THE TASK =>
Transcribe all of the material exactly, except for its pictures.

SOURCE DATA =>
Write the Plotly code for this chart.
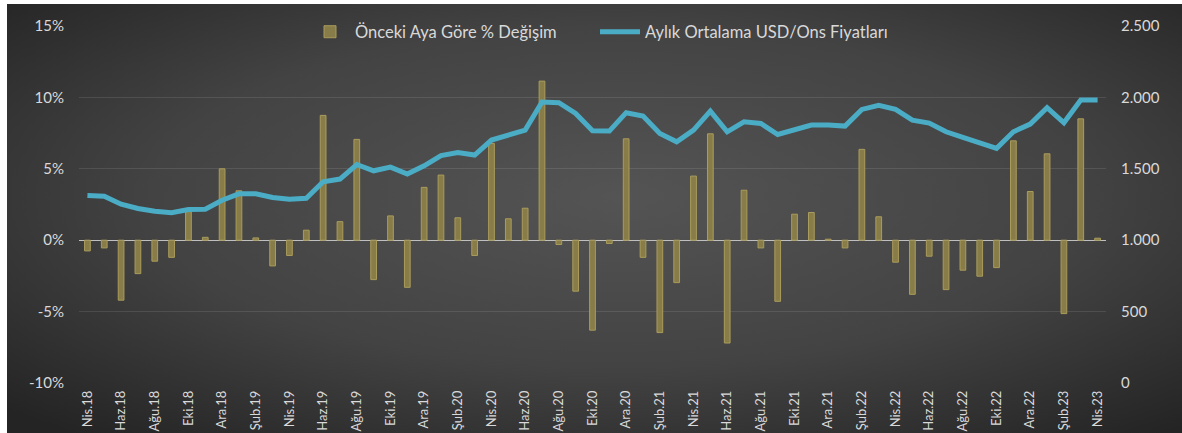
import base64
import plotly.graph_objects as go

# ---------------- data ----------------
months = ["Nis.18", "May.18", "Haz.18", "Tem.18", "Ağu.18", "Eyl.18", "Eki.18", "Kas.18", "Ara.18",
          "Oca.19", "Şub.19", "Mar.19", "Nis.19", "May.19", "Haz.19", "Tem.19", "Ağu.19", "Eyl.19",
          "Eki.19", "Kas.19", "Ara.19", "Oca.20", "Şub.20", "Mar.20", "Nis.20", "May.20", "Haz.20",
          "Tem.20", "Ağu.20", "Eyl.20", "Eki.20", "Kas.20", "Ara.20", "Oca.21", "Şub.21", "Mar.21",
          "Nis.21", "May.21", "Haz.21", "Tem.21", "Ağu.21", "Eyl.21", "Eki.21", "Kas.21", "Ara.21",
          "Oca.22", "Şub.22", "Mar.22", "Nis.22", "May.22", "Haz.22", "Tem.22", "Ağu.22", "Eyl.22",
          "Eki.22", "Kas.22", "Ara.22", "Oca.23", "Şub.23", "Mar.23", "Nis.23"]

pct_change = [-0.75, -0.54, -4.2, -2.34, -1.47, -1.2, 2.0, 0.2, 5.0,
              3.46, 0.16, -1.8, -1.07, 0.7, 8.74, 1.3, 7.06, -2.76,
              1.7, -3.3, 3.7, 4.56, 1.57, -1.07, 6.78, 1.5, 2.24,
              11.14, -0.3, -3.57, -6.3, -0.23, 7.1, -1.2, -6.47, -2.97,
              4.49, 7.45, -7.2, 3.5, -0.54, -4.28, 1.82, 1.94, 0.07,
              -0.54, 6.36, 1.64, -1.54, -3.79, -1.12, -3.46, -2.1, -2.52,
              -1.92, 6.96, 3.41, 6.05, -5.14, 8.5, 0.14]

usd_oz = [1313, 1308, 1252, 1222, 1203, 1192, 1215, 1217, 1280,
          1325, 1325, 1299, 1287, 1294, 1409, 1428, 1530, 1486,
          1512, 1463, 1521, 1593, 1614, 1596, 1701, 1736, 1771,
          1968, 1963, 1888, 1766, 1764, 1893, 1869, 1748, 1689,
          1771, 1904, 1759, 1829, 1818, 1740, 1771, 1806, 1806,
          1799, 1916, 1944, 1916, 1841, 1820, 1759, 1720, 1678,
          1643, 1759, 1813, 1928, 1822, 1981, 1981]

left_tickvals = [-10, -5, 0, 5, 10, 15]
left_ticktext = ["-10%", "-5%", "0%", "5%", "10%", "15%"]
right_tickvals = [0, 500, 1000, 1500, 2000, 2500]
right_ticktext = ["0", "500", "1.000", "1.500", "2.000", "2.500"]

bar_name = "Önceki Aya Göre % Değişim"
line_name = "Aylık Ortalama USD/Ons Fiyatları"

# ---------------- layout geometry ----------------
W, H = 1182, 433
ML, MR, MT, MB = 79, 76, 26, 50
pw, ph = W - ML - MR, H - MT - MB

# radial gradient background as svg image
svg = (
    '<svg xmlns="http://www.w3.org/2000/svg" width="1175" height="429" '
    'viewBox="0 0 1175 429" preserveAspectRatio="none">'
    '<defs><radialGradient id="g" cx="0.52" cy="0.45" r="0.72">'
    '<stop offset="0" stop-color="#545454"/>'
    '<stop offset="0.55" stop-color="#434343"/>'
    '<stop offset="1" stop-color="#242424"/>'
    '</radialGradient></defs>'
    '<rect x="0" y="0" width="1175" height="429" fill="url(#g)"/></svg>'
)
bg_src = "data:image/svg+xml;base64," + base64.b64encode(svg.encode()).decode()

bg_left_px, bg_top_px = 7, 4
img_x = (bg_left_px - ML) / pw
img_y = (H - MB - bg_top_px) / ph
img_sx = (W - bg_left_px) / pw
img_sy = (H - bg_top_px) / ph


def px_x(p):
    return (p - ML) / pw


def px_y(p):
    return (H - MB - p) / ph


FONT = "Lato, 'Open Sans', sans-serif"
TXT = "#d9d9d9"

fig = go.Figure()
fig.add_trace(go.Bar(
    x=months, y=pct_change, name=bar_name,
    marker=dict(color="#887d48", line=dict(color="#aa9c5c", width=1)),
    yaxis="y", legend="legend",
))
fig.add_trace(go.Scatter(
    x=months, y=usd_oz, name=line_name, mode="lines",
    line=dict(color="#4bacc6", width=5),
    yaxis="y2", legend="legend2",
))

n = len(months)
leg_common = dict(orientation="h", yanchor="middle", xanchor="left",
                  font=dict(size=16.5, color=TXT), bgcolor="rgba(0,0,0,0)", itemwidth=40)
fig.update_layout(
    width=W, height=H,
    margin=dict(l=ML, r=MR, t=MT, b=MB, pad=0, autoexpand=False),
    paper_bgcolor="white",
    plot_bgcolor="rgba(0,0,0,0)",
    font=dict(family=FONT, color=TXT),
    bargap=0.66,
    showlegend=True,
    legend=dict(x=px_x(355 - 50), y=px_y(32), **leg_common),
    legend2=dict(x=px_x(645 - 50), y=px_y(32), **leg_common),
    images=[dict(source=bg_src, xref="paper", yref="paper", x=img_x, y=img_y,
                 sizex=img_sx, sizey=img_sy, sizing="stretch", layer="below",
                 xanchor="left", yanchor="top")],
    xaxis=dict(type="category", categoryorder="array", categoryarray=months,
               tickvals=months[::2], tickangle=-90, showgrid=False, showline=False,
               ticks="", tickfont=dict(size=13, color=TXT), range=[-0.5, n - 0.5],
               zeroline=False, automargin=False, ticklabelstandoff=4),
    xaxis2=dict(overlaying="x", anchor="free", position=10 / 25, type="linear",
                range=[-0.5, n - 0.5], tickvals=[i - 0.5 for i in range(0, n + 1, 2)],
                ticks="outside", ticklen=4, tickcolor="#bfbfbf", tickwidth=1,
                showticklabels=False, showgrid=False, showline=True,
                linecolor="#bfbfbf", linewidth=1, zeroline=False, side="bottom"),
    yaxis=dict(range=[-10, 15], tickvals=left_tickvals, ticktext=left_ticktext,
               showgrid=True, gridcolor="rgba(255,255,255,0.10)", gridwidth=1,
               zeroline=True, zerolinecolor="#bfbfbf", zerolinewidth=1,
               tickfont=dict(size=15, color=TXT), ticks="", showline=False,
               ticklabelstandoff=14, automargin=False),
    yaxis2=dict(range=[0, 2500], tickvals=right_tickvals, ticktext=right_ticktext,
                overlaying="y", side="right", showgrid=False, zeroline=False,
                tickfont=dict(size=15, color=TXT), ticks="", showline=False,
                ticklabelstandoff=14, automargin=False),
)

fig.write_html("out.html", config={"displayModeBar": False},
               post_script="document.body.style.margin='0';document.body.style.padding='0';")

TASK ANSWER =>
Write the Plotly code for this chart.
import base64
import plotly.graph_objects as go

# ---------------- data ----------------
months = ["Nis.18", "May.18", "Haz.18", "Tem.18", "Ağu.18", "Eyl.18", "Eki.18", "Kas.18", "Ara.18",
          "Oca.19", "Şub.19", "Mar.19", "Nis.19", "May.19", "Haz.19", "Tem.19", "Ağu.19", "Eyl.19",
          "Eki.19", "Kas.19", "Ara.19", "Oca.20", "Şub.20", "Mar.20", "Nis.20", "May.20", "Haz.20",
          "Tem.20", "Ağu.20", "Eyl.20", "Eki.20", "Kas.20", "Ara.20", "Oca.21", "Şub.21", "Mar.21",
          "Nis.21", "May.21", "Haz.21", "Tem.21", "Ağu.21", "Eyl.21", "Eki.21", "Kas.21", "Ara.21",
          "Oca.22", "Şub.22", "Mar.22", "Nis.22", "May.22", "Haz.22", "Tem.22", "Ağu.22", "Eyl.22",
          "Eki.22", "Kas.22", "Ara.22", "Oca.23", "Şub.23", "Mar.23", "Nis.23"]

pct_change = [-0.75, -0.54, -4.2, -2.34, -1.47, -1.2, 2.0, 0.2, 5.0,
              3.46, 0.16, -1.8, -1.07, 0.7, 8.74, 1.3, 7.06, -2.76,
              1.7, -3.3, 3.7, 4.56, 1.57, -1.07, 6.78, 1.5, 2.24,
              11.14, -0.3, -3.57, -6.3, -0.23, 7.1, -1.2, -6.47, -2.97,
              4.49, 7.45, -7.2, 3.5, -0.54, -4.28, 1.82, 1.94, 0.07,
              -0.54, 6.36, 1.64, -1.54, -3.79, -1.12, -3.46, -2.1, -2.52,
              -1.92, 6.96, 3.41, 6.05, -5.14, 8.5, 0.14]

usd_oz = [1313, 1308, 1252, 1222, 1203, 1192, 1215, 1217, 1280,
          1325, 1325, 1299, 1287, 1294, 1409, 1428, 1530, 1486,
          1512, 1463, 1521, 1593, 1614, 1596, 1701, 1736, 1771,
          1968, 1963, 1888, 1766, 1764, 1893, 1869, 1748, 1689,
          1771, 1904, 1759, 1829, 1818, 1740, 1771, 1806, 1806,
          1799, 1916, 1944, 1916, 1841, 1820, 1759, 1720, 1678,
          1643, 1759, 1813, 1928, 1822, 1981, 1981]

left_tickvals = [-10, -5, 0, 5, 10, 15]
left_ticktext = ["-10%", "-5%", "0%", "5%", "10%", "15%"]
right_tickvals = [0, 500, 1000, 1500, 2000, 2500]
right_ticktext = ["0", "500", "1.000", "1.500", "2.000", "2.500"]

bar_name = "Önceki Aya Göre % Değişim"
line_name = "Aylık Ortalama USD/Ons Fiyatları"

# ---------------- layout geometry ----------------
W, H = 1182, 433
ML, MR, MT, MB = 79, 76, 26, 50
pw, ph = W - ML - MR, H - MT - MB

# radial gradient background as svg image
svg = (
    '<svg xmlns="http://www.w3.org/2000/svg" width="1175" height="429" '
    'viewBox="0 0 1175 429" preserveAspectRatio="none">'
    '<defs><radialGradient id="g" cx="0.52" cy="0.45" r="0.72">'
    '<stop offset="0" stop-color="#545454"/>'
    '<stop offset="0.55" stop-color="#434343"/>'
    '<stop offset="1" stop-color="#242424"/>'
    '</radialGradient></defs>'
    '<rect x="0" y="0" width="1175" height="429" fill="url(#g)"/></svg>'
)
bg_src = "data:image/svg+xml;base64," + base64.b64encode(svg.encode()).decode()

bg_left_px, bg_top_px = 7, 4
img_x = (bg_left_px - ML) / pw
img_y = (H - MB - bg_top_px) / ph
img_sx = (W - bg_left_px) / pw
img_sy = (H - bg_top_px) / ph


def px_x(p):
    return (p - ML) / pw


def px_y(p):
    return (H - MB - p) / ph


FONT = "Lato, 'Open Sans', sans-serif"
TXT = "#d9d9d9"

fig = go.Figure()
fig.add_trace(go.Bar(
    x=months, y=pct_change, name=bar_name,
    marker=dict(color="#887d48", line=dict(color="#aa9c5c", width=1)),
    yaxis="y", legend="legend",
))
fig.add_trace(go.Scatter(
    x=months, y=usd_oz, name=line_name, mode="lines",
    line=dict(color="#4bacc6", width=5),
    yaxis="y2", legend="legend2",
))

n = len(months)
leg_common = dict(orientation="h", yanchor="middle", xanchor="left",
                  font=dict(size=16.5, color=TXT), bgcolor="rgba(0,0,0,0)", itemwidth=40)
fig.update_layout(
    width=W, height=H,
    margin=dict(l=ML, r=MR, t=MT, b=MB, pad=0, autoexpand=False),
    paper_bgcolor="white",
    plot_bgcolor="rgba(0,0,0,0)",
    font=dict(family=FONT, color=TXT),
    bargap=0.66,
    showlegend=True,
    legend=dict(x=px_x(355 - 50), y=px_y(32), **leg_common),
    legend2=dict(x=px_x(645 - 50), y=px_y(32), **leg_common),
    images=[dict(source=bg_src, xref="paper", yref="paper", x=img_x, y=img_y,
                 sizex=img_sx, sizey=img_sy, sizing="stretch", layer="below",
                 xanchor="left", yanchor="top")],
    xaxis=dict(type="category", categoryorder="array", categoryarray=months,
               tickvals=months[::2], tickangle=-90, showgrid=False, showline=False,
               ticks="", tickfont=dict(size=13, color=TXT), range=[-0.5, n - 0.5],
               zeroline=False, automargin=False, ticklabelstandoff=4),
    xaxis2=dict(overlaying="x", anchor="free", position=10 / 25, type="linear",
                range=[-0.5, n - 0.5], tickvals=[i - 0.5 for i in range(0, n + 1, 2)],
                ticks="outside", ticklen=4, tickcolor="#bfbfbf", tickwidth=1,
                showticklabels=False, showgrid=False, showline=True,
                linecolor="#bfbfbf", linewidth=1, zeroline=False, side="bottom"),
    yaxis=dict(range=[-10, 15], tickvals=left_tickvals, ticktext=left_ticktext,
               showgrid=True, gridcolor="rgba(255,255,255,0.10)", gridwidth=1,
               zeroline=True, zerolinecolor="#bfbfbf", zerolinewidth=1,
               tickfont=dict(size=15, color=TXT), ticks="", showline=False,
               ticklabelstandoff=14, automargin=False),
    yaxis2=dict(range=[0, 2500], tickvals=right_tickvals, ticktext=right_ticktext,
                overlaying="y", side="right", showgrid=False, zeroline=False,
                tickfont=dict(size=15, color=TXT), ticks="", showline=False,
                ticklabelstandoff=14, automargin=False),
)

fig.write_html("out.html", config={"displayModeBar": False},
               post_script="document.body.style.margin='0';document.body.style.padding='0';")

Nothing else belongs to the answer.